Jesus is referring to his apostles and disciples, who will soon spread the gospel throughout the earth, and who the Jews will hunt down and martyr. Therefore, Jesus in effect says the scribes and Pharisees are descendants of Cain. They have inherited not only his superficial worship, but his hatred of the righteous to the point of spilling blood.

The blood of Abel then, patterns the persecution of the righteous that will continue until Christ returns. However, it also demonstrates an universal, ethical principle: the spilled blood of an innocent man always incurs judgment. What was Abel’s blood saying when it cried out to God? The same thing that the martyrs cry out to God from underneath the altar: “Judge and avenge our blood!” The “word” that Abel’s blood spoke to God was one of condemnation. And if this principle is true, then that means that every time the blood of a human being is spilled unjustly, that blood condemns the individual who spilled it.
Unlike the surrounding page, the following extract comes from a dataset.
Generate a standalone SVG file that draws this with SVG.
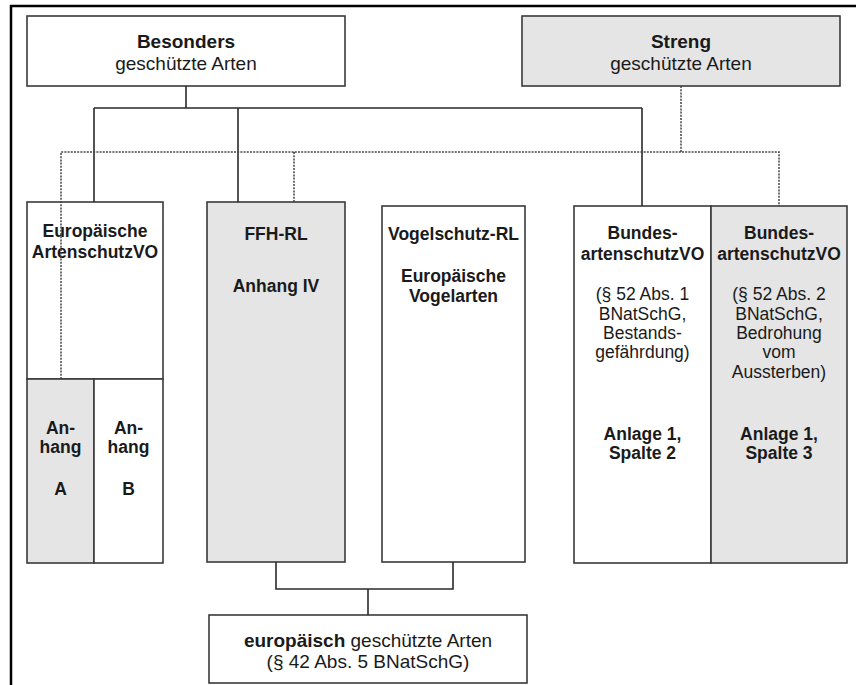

Judgment is due.

This principle is true from Abel all the way to the last days depicted in John’s vision. Blood always condemns. Of course, the Old Testament gives us categories that non-human blood that can function in an atoning sense. But never are we to suspect that human blood can do anything but condemn.

That is, until the perfect Lamb of God spilled his blood for us.

We have come “to Jesus, the mediator of a new covenant, and to the sprinkled blood that speaks a better word than the blood of Abel” (Heb 12:24). In a death of the most unsavory nature, Christ turned our expectations upside down. If Abel’s blood cries out for condemnation, then Jesus’s blood cries out for pardon. The “better word” that Jesus’s blood speaks is that of forgiveness for those covered by his blood.

Not only is this good news of pardon made available, but it is made available by the spilled blood of the Righteous One—a means that is utterly contrary to all expectation. We would have thought that Jesus’s blood would only condemn, just like all other innocently murdered men. But in fact, its primary voice is that of mercy.

In a marvelous act of wisdom, God unveils in Christ that the blood of the God-man does the exact opposite of Abel’s: It forgives.

Now make no mistake, Jesus’s blood indeed will condemn all who reject him, especially those who were immediately culpable for his crucifixion (Matt 27:25). Indeed, even Abel’s blood is still appealing to God for judgment, alongside all those who have been slain for the gospel (Heb 11:4) But the primary word of Christ’s blood is forgiveness. A word that he continues to speak over us before the Father (Heb 7:25).

In our tumultuous cities, we all feel the deep desire for justice to be done. We want God to bring about justice so that we can live peaceful and quiet lives. In light of recent events, there are two truths from which we can draw comfort and confidence.

First, God hears those who cry out to him. He hears Abel, and every saint who cries out to him for justice. God will not forget the innocents who trust in him to vindicate them. And he will remember the pleas for mercy of those guilty sinners who have been made righteous by Christ’s blood.

Second, God will sincerely bring about justice at the eternal judgment. We are not always able to discern who is guilty or innocent at present. And as Christians who stand upon the truth, we must strive to pronounce God’s sentence on the guilty, when that guilt is sufficiently clear. However, things are not always clear. It is in these scenarios that we must entrust the true, final judgment to God. We trust in the one who sees all things—whose judgments are not impaired by ignorance nor partiality. He sees the wicked and the just with unincumbered precision and will give to each according to their works. And on that final day, we will rejoice in the condemnation of the guilty (Rev 18:20; 19:1–2), and the redemption of the righteous (Rev 19:6–9).

Ultimately, we may not now see justice, but when Christ returns, we most certainly will. In the meantime, we must not get distracted or downcast. Instead, we must trust and proclaim the good and just God who will let no rebel escape his wrath, but all the more gives grace to sinners by the blood of his Son.